§ Problem description: Transcribe each line of the material as it is, and drop any picture.

§ Information provided:
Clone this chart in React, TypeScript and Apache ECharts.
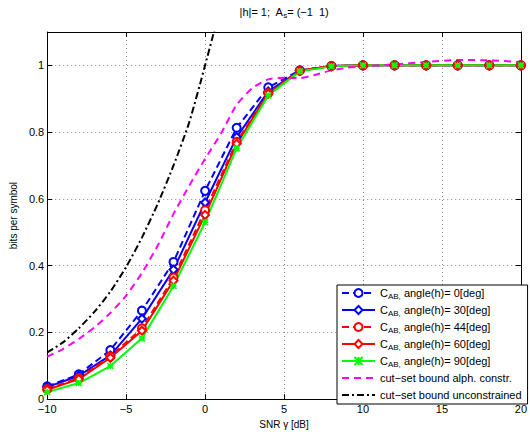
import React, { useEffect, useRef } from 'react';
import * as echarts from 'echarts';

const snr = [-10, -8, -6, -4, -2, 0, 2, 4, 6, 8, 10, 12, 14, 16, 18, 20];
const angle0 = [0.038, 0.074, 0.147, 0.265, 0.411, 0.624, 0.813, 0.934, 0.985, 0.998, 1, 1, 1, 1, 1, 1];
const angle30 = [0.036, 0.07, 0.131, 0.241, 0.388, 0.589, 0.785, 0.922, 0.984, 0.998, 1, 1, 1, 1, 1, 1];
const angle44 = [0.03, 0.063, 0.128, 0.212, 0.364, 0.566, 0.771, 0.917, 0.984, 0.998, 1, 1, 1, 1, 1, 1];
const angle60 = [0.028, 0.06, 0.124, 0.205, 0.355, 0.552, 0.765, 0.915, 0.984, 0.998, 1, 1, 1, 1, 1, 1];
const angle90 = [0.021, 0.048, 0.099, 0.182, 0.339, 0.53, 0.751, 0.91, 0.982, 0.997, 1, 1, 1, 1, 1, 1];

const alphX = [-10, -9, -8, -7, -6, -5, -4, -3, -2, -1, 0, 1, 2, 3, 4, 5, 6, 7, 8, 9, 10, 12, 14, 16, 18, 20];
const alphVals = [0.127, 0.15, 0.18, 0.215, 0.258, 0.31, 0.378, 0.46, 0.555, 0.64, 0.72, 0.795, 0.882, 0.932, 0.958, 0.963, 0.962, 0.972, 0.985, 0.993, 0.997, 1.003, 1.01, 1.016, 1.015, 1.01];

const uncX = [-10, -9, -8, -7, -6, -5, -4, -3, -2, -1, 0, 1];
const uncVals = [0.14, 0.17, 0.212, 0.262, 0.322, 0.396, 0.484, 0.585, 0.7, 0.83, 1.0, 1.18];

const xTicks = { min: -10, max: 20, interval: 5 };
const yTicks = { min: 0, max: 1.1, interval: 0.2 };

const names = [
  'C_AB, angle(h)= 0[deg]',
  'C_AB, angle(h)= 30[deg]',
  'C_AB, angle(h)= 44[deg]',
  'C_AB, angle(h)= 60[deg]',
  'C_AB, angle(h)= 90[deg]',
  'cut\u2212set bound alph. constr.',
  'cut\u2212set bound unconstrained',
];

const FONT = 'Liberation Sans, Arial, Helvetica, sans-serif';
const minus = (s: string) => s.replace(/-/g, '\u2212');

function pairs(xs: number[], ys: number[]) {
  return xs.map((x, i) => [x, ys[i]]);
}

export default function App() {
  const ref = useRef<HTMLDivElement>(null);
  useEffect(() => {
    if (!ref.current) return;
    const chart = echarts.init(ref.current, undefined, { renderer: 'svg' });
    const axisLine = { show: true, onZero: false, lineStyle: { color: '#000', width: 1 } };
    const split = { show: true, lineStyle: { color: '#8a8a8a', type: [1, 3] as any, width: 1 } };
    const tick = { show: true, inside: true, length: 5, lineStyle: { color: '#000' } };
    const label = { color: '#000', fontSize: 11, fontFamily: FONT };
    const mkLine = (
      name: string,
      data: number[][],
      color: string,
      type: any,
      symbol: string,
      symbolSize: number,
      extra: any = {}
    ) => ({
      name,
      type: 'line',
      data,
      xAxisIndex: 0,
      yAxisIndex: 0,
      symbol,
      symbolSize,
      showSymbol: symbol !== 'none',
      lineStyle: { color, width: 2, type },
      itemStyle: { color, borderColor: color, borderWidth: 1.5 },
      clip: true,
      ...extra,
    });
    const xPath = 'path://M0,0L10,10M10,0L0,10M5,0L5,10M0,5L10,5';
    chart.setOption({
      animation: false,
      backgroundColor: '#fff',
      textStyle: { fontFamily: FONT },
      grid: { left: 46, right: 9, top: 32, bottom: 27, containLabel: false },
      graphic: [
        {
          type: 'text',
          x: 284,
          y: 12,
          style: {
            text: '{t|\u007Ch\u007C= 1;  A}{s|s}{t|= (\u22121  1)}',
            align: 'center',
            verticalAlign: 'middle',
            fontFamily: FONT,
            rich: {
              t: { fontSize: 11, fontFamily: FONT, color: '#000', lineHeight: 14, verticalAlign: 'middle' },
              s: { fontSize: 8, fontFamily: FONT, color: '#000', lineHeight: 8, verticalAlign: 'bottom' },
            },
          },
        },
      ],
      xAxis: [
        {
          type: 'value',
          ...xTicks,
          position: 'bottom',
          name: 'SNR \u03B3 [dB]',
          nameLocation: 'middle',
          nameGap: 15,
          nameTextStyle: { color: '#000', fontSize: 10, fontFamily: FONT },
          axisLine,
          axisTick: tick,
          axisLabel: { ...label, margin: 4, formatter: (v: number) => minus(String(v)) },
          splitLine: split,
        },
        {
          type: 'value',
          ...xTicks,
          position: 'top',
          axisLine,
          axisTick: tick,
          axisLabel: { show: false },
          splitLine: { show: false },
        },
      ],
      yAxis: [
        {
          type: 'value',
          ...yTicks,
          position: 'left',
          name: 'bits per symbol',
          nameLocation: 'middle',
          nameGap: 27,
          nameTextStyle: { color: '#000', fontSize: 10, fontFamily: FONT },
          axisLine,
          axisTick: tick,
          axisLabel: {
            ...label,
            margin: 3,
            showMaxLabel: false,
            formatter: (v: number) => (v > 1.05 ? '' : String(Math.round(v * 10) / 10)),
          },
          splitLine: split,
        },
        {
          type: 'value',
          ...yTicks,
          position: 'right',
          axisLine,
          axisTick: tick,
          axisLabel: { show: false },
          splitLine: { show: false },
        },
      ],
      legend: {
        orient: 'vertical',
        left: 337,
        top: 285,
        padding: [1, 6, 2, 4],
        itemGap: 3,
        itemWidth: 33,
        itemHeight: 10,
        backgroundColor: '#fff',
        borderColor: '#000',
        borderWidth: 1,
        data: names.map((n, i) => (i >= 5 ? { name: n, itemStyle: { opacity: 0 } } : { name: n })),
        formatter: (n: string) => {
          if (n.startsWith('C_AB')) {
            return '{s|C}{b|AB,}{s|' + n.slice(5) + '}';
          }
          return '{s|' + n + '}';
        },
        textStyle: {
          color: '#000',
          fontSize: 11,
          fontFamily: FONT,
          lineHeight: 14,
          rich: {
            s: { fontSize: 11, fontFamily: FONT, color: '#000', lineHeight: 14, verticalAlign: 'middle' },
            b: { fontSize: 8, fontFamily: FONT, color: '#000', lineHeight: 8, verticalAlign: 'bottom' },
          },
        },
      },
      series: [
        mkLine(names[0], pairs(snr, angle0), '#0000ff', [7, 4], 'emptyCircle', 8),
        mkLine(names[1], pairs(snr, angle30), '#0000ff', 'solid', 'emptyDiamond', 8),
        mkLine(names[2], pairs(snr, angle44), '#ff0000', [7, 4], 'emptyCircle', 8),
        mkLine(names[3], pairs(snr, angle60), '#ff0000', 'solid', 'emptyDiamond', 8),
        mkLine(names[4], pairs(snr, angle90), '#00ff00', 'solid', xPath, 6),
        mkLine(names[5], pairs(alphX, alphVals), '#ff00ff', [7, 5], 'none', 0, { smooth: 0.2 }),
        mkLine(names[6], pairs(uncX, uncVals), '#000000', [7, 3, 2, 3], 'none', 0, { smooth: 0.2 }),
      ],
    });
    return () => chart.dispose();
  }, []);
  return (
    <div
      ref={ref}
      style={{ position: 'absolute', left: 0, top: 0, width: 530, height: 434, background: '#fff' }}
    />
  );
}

§ Final answer:
Clone this chart in React, TypeScript and Apache ECharts.
import React, { useEffect, useRef } from 'react';
import * as echarts from 'echarts';

const snr = [-10, -8, -6, -4, -2, 0, 2, 4, 6, 8, 10, 12, 14, 16, 18, 20];
const angle0 = [0.038, 0.074, 0.147, 0.265, 0.411, 0.624, 0.813, 0.934, 0.985, 0.998, 1, 1, 1, 1, 1, 1];
const angle30 = [0.036, 0.07, 0.131, 0.241, 0.388, 0.589, 0.785, 0.922, 0.984, 0.998, 1, 1, 1, 1, 1, 1];
const angle44 = [0.03, 0.063, 0.128, 0.212, 0.364, 0.566, 0.771, 0.917, 0.984, 0.998, 1, 1, 1, 1, 1, 1];
const angle60 = [0.028, 0.06, 0.124, 0.205, 0.355, 0.552, 0.765, 0.915, 0.984, 0.998, 1, 1, 1, 1, 1, 1];
const angle90 = [0.021, 0.048, 0.099, 0.182, 0.339, 0.53, 0.751, 0.91, 0.982, 0.997, 1, 1, 1, 1, 1, 1];

const alphX = [-10, -9, -8, -7, -6, -5, -4, -3, -2, -1, 0, 1, 2, 3, 4, 5, 6, 7, 8, 9, 10, 12, 14, 16, 18, 20];
const alphVals = [0.127, 0.15, 0.18, 0.215, 0.258, 0.31, 0.378, 0.46, 0.555, 0.64, 0.72, 0.795, 0.882, 0.932, 0.958, 0.963, 0.962, 0.972, 0.985, 0.993, 0.997, 1.003, 1.01, 1.016, 1.015, 1.01];

const uncX = [-10, -9, -8, -7, -6, -5, -4, -3, -2, -1, 0, 1];
const uncVals = [0.14, 0.17, 0.212, 0.262, 0.322, 0.396, 0.484, 0.585, 0.7, 0.83, 1.0, 1.18];

const xTicks = { min: -10, max: 20, interval: 5 };
const yTicks = { min: 0, max: 1.1, interval: 0.2 };

const names = [
  'C_AB, angle(h)= 0[deg]',
  'C_AB, angle(h)= 30[deg]',
  'C_AB, angle(h)= 44[deg]',
  'C_AB, angle(h)= 60[deg]',
  'C_AB, angle(h)= 90[deg]',
  'cut\u2212set bound alph. constr.',
  'cut\u2212set bound unconstrained',
];

const FONT = 'Liberation Sans, Arial, Helvetica, sans-serif';
const minus = (s: string) => s.replace(/-/g, '\u2212');

function pairs(xs: number[], ys: number[]) {
  return xs.map((x, i) => [x, ys[i]]);
}

export default function App() {
  const ref = useRef<HTMLDivElement>(null);
  useEffect(() => {
    if (!ref.current) return;
    const chart = echarts.init(ref.current, undefined, { renderer: 'svg' });
    const axisLine = { show: true, onZero: false, lineStyle: { color: '#000', width: 1 } };
    const split = { show: true, lineStyle: { color: '#8a8a8a', type: [1, 3] as any, width: 1 } };
    const tick = { show: true, inside: true, length: 5, lineStyle: { color: '#000' } };
    const label = { color: '#000', fontSize: 11, fontFamily: FONT };
    const mkLine = (
      name: string,
      data: number[][],
      color: string,
      type: any,
      symbol: string,
      symbolSize: number,
      extra: any = {}
    ) => ({
      name,
      type: 'line',
      data,
      xAxisIndex: 0,
      yAxisIndex: 0,
      symbol,
      symbolSize,
      showSymbol: symbol !== 'none',
      lineStyle: { color, width: 2, type },
      itemStyle: { color, borderColor: color, borderWidth: 1.5 },
      clip: true,
      ...extra,
    });
    const xPath = 'path://M0,0L10,10M10,0L0,10M5,0L5,10M0,5L10,5';
    chart.setOption({
      animation: false,
      backgroundColor: '#fff',
      textStyle: { fontFamily: FONT },
      grid: { left: 46, right: 9, top: 32, bottom: 27, containLabel: false },
      graphic: [
        {
          type: 'text',
          x: 284,
          y: 12,
          style: {
            text: '{t|\u007Ch\u007C= 1;  A}{s|s}{t|= (\u22121  1)}',
            align: 'center',
            verticalAlign: 'middle',
            fontFamily: FONT,
            rich: {
              t: { fontSize: 11, fontFamily: FONT, color: '#000', lineHeight: 14, verticalAlign: 'middle' },
              s: { fontSize: 8, fontFamily: FONT, color: '#000', lineHeight: 8, verticalAlign: 'bottom' },
            },
          },
        },
      ],
      xAxis: [
        {
          type: 'value',
          ...xTicks,
          position: 'bottom',
          name: 'SNR \u03B3 [dB]',
          nameLocation: 'middle',
          nameGap: 15,
          nameTextStyle: { color: '#000', fontSize: 10, fontFamily: FONT },
          axisLine,
          axisTick: tick,
          axisLabel: { ...label, margin: 4, formatter: (v: number) => minus(String(v)) },
          splitLine: split,
        },
        {
          type: 'value',
          ...xTicks,
          position: 'top',
          axisLine,
          axisTick: tick,
          axisLabel: { show: false },
          splitLine: { show: false },
        },
      ],
      yAxis: [
        {
          type: 'value',
          ...yTicks,
          position: 'left',
          name: 'bits per symbol',
          nameLocation: 'middle',
          nameGap: 27,
          nameTextStyle: { color: '#000', fontSize: 10, fontFamily: FONT },
          axisLine,
          axisTick: tick,
          axisLabel: {
            ...label,
            margin: 3,
            showMaxLabel: false,
            formatter: (v: number) => (v > 1.05 ? '' : String(Math.round(v * 10) / 10)),
          },
          splitLine: split,
        },
        {
          type: 'value',
          ...yTicks,
          position: 'right',
          axisLine,
          axisTick: tick,
          axisLabel: { show: false },
          splitLine: { show: false },
        },
      ],
      legend: {
        orient: 'vertical',
        left: 337,
        top: 285,
        padding: [1, 6, 2, 4],
        itemGap: 3,
        itemWidth: 33,
        itemHeight: 10,
        backgroundColor: '#fff',
        borderColor: '#000',
        borderWidth: 1,
        data: names.map((n, i) => (i >= 5 ? { name: n, itemStyle: { opacity: 0 } } : { name: n })),
        formatter: (n: string) => {
          if (n.startsWith('C_AB')) {
            return '{s|C}{b|AB,}{s|' + n.slice(5) + '}';
          }
          return '{s|' + n + '}';
        },
        textStyle: {
          color: '#000',
          fontSize: 11,
          fontFamily: FONT,
          lineHeight: 14,
          rich: {
            s: { fontSize: 11, fontFamily: FONT, color: '#000', lineHeight: 14, verticalAlign: 'middle' },
            b: { fontSize: 8, fontFamily: FONT, color: '#000', lineHeight: 8, verticalAlign: 'bottom' },
          },
        },
      },
      series: [
        mkLine(names[0], pairs(snr, angle0), '#0000ff', [7, 4], 'emptyCircle', 8),
        mkLine(names[1], pairs(snr, angle30), '#0000ff', 'solid', 'emptyDiamond', 8),
        mkLine(names[2], pairs(snr, angle44), '#ff0000', [7, 4], 'emptyCircle', 8),
        mkLine(names[3], pairs(snr, angle60), '#ff0000', 'solid', 'emptyDiamond', 8),
        mkLine(names[4], pairs(snr, angle90), '#00ff00', 'solid', xPath, 6),
        mkLine(names[5], pairs(alphX, alphVals), '#ff00ff', [7, 5], 'none', 0, { smooth: 0.2 }),
        mkLine(names[6], pairs(uncX, uncVals), '#000000', [7, 3, 2, 3], 'none', 0, { smooth: 0.2 }),
      ],
    });
    return () => chart.dispose();
  }, []);
  return (
    <div
      ref={ref}
      style={{ position: 'absolute', left: 0, top: 0, width: 530, height: 434, background: '#fff' }}
    />
  );
}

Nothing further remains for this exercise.